Scientific classification
- Kingdom: Animalia
- Phylum: Chordata
- Class: Actinopterygii
- Order: Cypriniformes
- Family: Leptobarbidae
- Genus: Leptobarbus
- Species: L. melanopterus
- Binomial name: Leptobarbus melanopterus M. C. W. Weber & de Beaufort, 1916

= Leptobarbus melanopterus =

- Authority: M. C. W. Weber & de Beaufort, 1916
- Conservation status: NT

Species of fish

Leptobarbus melanopterus is a species of freshwater ray-finned fish belonging to the family Leptobarbidae, the cigar barbs. This fish is known only from the Kapuas River basin in Western Borneo. Locally it is called Jelawat pipi merah, when translated means Red Cheeked Sultan Fish, they are also called blood carp by aquarium hobbyists due to their vibrant red cheeks.

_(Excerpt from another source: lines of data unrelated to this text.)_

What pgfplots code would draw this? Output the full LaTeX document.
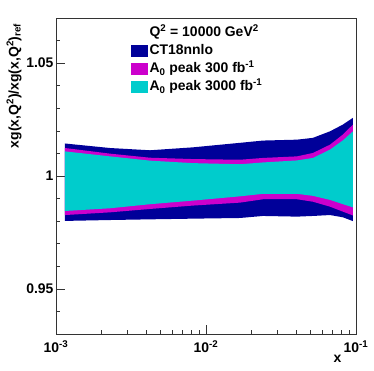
\documentclass[border=0pt]{standalone}
\usepackage{fontspec}
\setmainfont{Liberation Sans}
\usepackage{pgfplots}
\pgfplotsset{compat=1.18}
\definecolor{ctblue}{RGB}{0,0,153}
\definecolor{amag}{RGB}{204,0,204}
\definecolor{acyan}{RGB}{0,204,204}

\begin{document}
\begin{tikzpicture}
\begin{axis}[
  name=ax, scale only axis, width=300bp, height=316bp,
  xmode=log, xmin=1e-3, xmax=1e-1, ymin=0.93, ymax=1.07,
  axis line style={line width=0.9pt, black!80},
  tick style={line width=0.7pt, black!80},
  major tick length=9bp, minor tick length=4.5bp,
  tick align=inside, xtick pos=bottom, ytick pos=left,
  xtick={1e-3,1e-2,1e-1},
  xticklabels={10\textsuperscript{-3},10\textsuperscript{-2},10\textsuperscript{-1}},
  ytick={0.95,1,1.05}, yticklabels={0.95,1,1.05},
  minor ytick={0.94,0.96,0.97,0.98,0.99,1.01,1.02,1.03,1.04,1.06},
  ticklabel style={font=\bfseries\fontsize{14}{16}\selectfont},
  yticklabel style={xshift=1bp},
  xticklabel style={yshift=-3bp},
  xlabel={x}, xlabel style={at={(rel axis cs:0.963,0)}, anchor=north east, yshift=-18bp,
    font=\bfseries\fontsize{14}{16}\selectfont},
  ylabel={xg(x,Q\textsuperscript{2})/xg(x,Q\textsuperscript{2})\textsubscript{ref}},
  ylabel style={at={(rel axis cs:-0.14,0.994)}, anchor=east,
    font=\bfseries\fontsize{14}{16}\selectfont},
  legend image code/.code={\fill[#1] (0bp,-6bp) rectangle (17bp,6bp);},
  legend style={at={(rel axis cs:0.238,0.988)}, anchor=north west, draw=none, fill=none,
    font=\bfseries\fontsize{14}{16}\selectfont, row sep=0pt,
    nodes={inner sep=2bp, text height=11bp, text depth=3bp}},
  legend cell align=left,
]
\addlegendimage{empty legend}
\addlegendentry{Q\textsuperscript{2} = 10000 GeV\textsuperscript{2}}

% CT18nnlo band
\addplot[draw=none, fill=ctblue] coordinates {
  (0.001148,1.0144) (0.002291,1.0124) (0.004236,1.0114) (0.008185,1.0127)
  (0.01687,1.0147) (0.02399,1.0157) (0.04046,1.0161) (0.05164,1.0169)
  (0.06714,1.0198) (0.08185,1.0228) (0.0955,1.0258)
  (0.0955,0.9800) (0.08185,0.9817) (0.06714,0.9827) (0.05164,0.9823)
  (0.04046,0.9820) (0.02399,0.9823) (0.01687,0.9814) (0.008185,0.9811)
  (0.004236,0.9808) (0.002291,0.9805) (0.001148,0.9801)
} -- cycle;
\addlegendentry{CT18nnlo}

% A0 peak 300 fb-1
\addplot[draw=none, fill=amag] coordinates {
  (0.001148,1.0124) (0.002291,1.0099) (0.004236,1.0081) (0.008185,1.0075)
  (0.01687,1.0072) (0.02399,1.0080) (0.04046,1.0087) (0.05164,1.0102)
  (0.06714,1.0139) (0.08185,1.0184) (0.0955,1.0228)
  (0.0955,0.9825) (0.08185,0.9842) (0.06714,0.9864) (0.05164,0.9886)
  (0.04046,0.9897) (0.02399,0.9897) (0.01687,0.9882) (0.008185,0.9869)
  (0.004236,0.9854) (0.002291,0.9839) (0.001148,0.9827)
} -- cycle;
\addlegendentry{A\textsubscript{0} peak 300 fb\textsuperscript{-1}}

% A0 peak 3000 fb-1
\addplot[draw=none, fill=acyan] coordinates {
  (0.001148,1.0109) (0.002291,1.0087) (0.004236,1.0068) (0.008185,1.0057)
  (0.01687,1.0052) (0.02399,1.0060) (0.04046,1.0069) (0.05164,1.0080)
  (0.06714,1.0117) (0.08185,1.0158) (0.0955,1.0198)
  (0.0955,0.9861) (0.08185,0.9875) (0.06714,0.9894) (0.05164,0.9912)
  (0.04046,0.9921) (0.02399,0.9921) (0.01687,0.9910) (0.008185,0.9891)
  (0.004236,0.9875) (0.002291,0.9857) (0.001148,0.9845)
} -- cycle;
\addlegendentry{A\textsubscript{0} peak 3000 fb\textsuperscript{-1}}
\end{axis}
\pgfresetboundingbox
\path (ax.south west) ++(-56bp,-37bp) coordinate (bl);
\path (ax.north east) ++(18bp,18bp) coordinate (tr);
\path[use as bounding box] (bl) rectangle (tr);
\end{tikzpicture}
\end{document}
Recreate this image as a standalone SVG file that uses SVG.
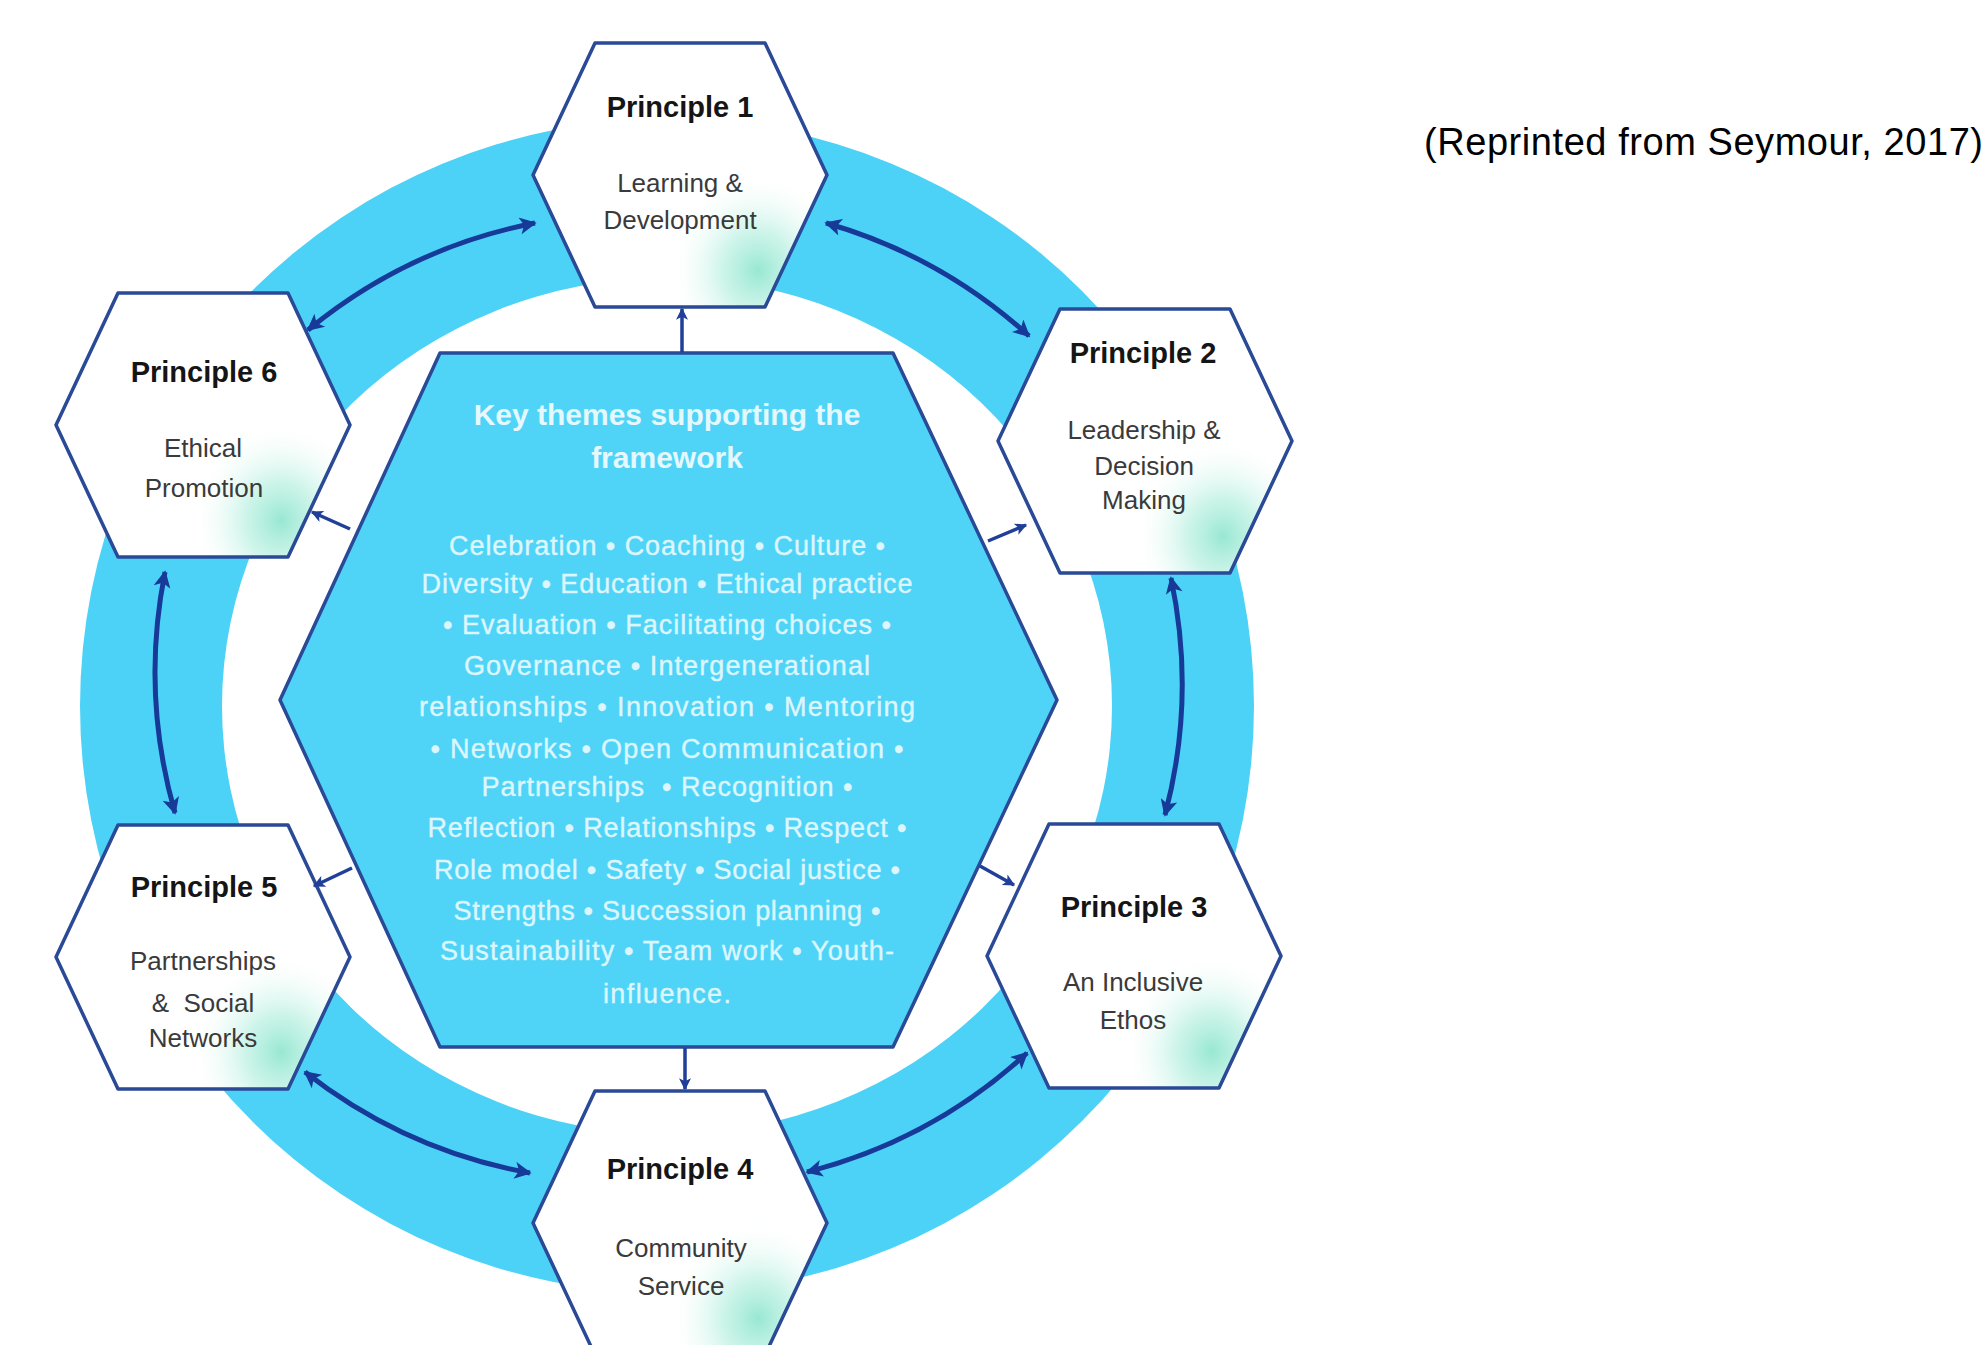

It is a high economic value fish for both commercial and collection purposes. However, the species has never been successfully cultured and fishermen still rely on the wild population.

== Description ==
Can grow up to a length of 24.2 cm. Its most distinguishing feature is the bright red blotch on its gill plate, with a black vertical blotch behind the gill plate. Depending on the habitat their scales could appear silver to black, but most commonly a blackish silver body. All fins being a dark red color, with a deeply forked red caudal fin with a red margin and a black sub-marginal stripe along each lobe, although some have been caught with caudal fins fully black.

== Ecology ==
Occurs in rivers and streams of swamp forests, usually in backwaters. Feeds primarily on plants, insects, and crustaceans.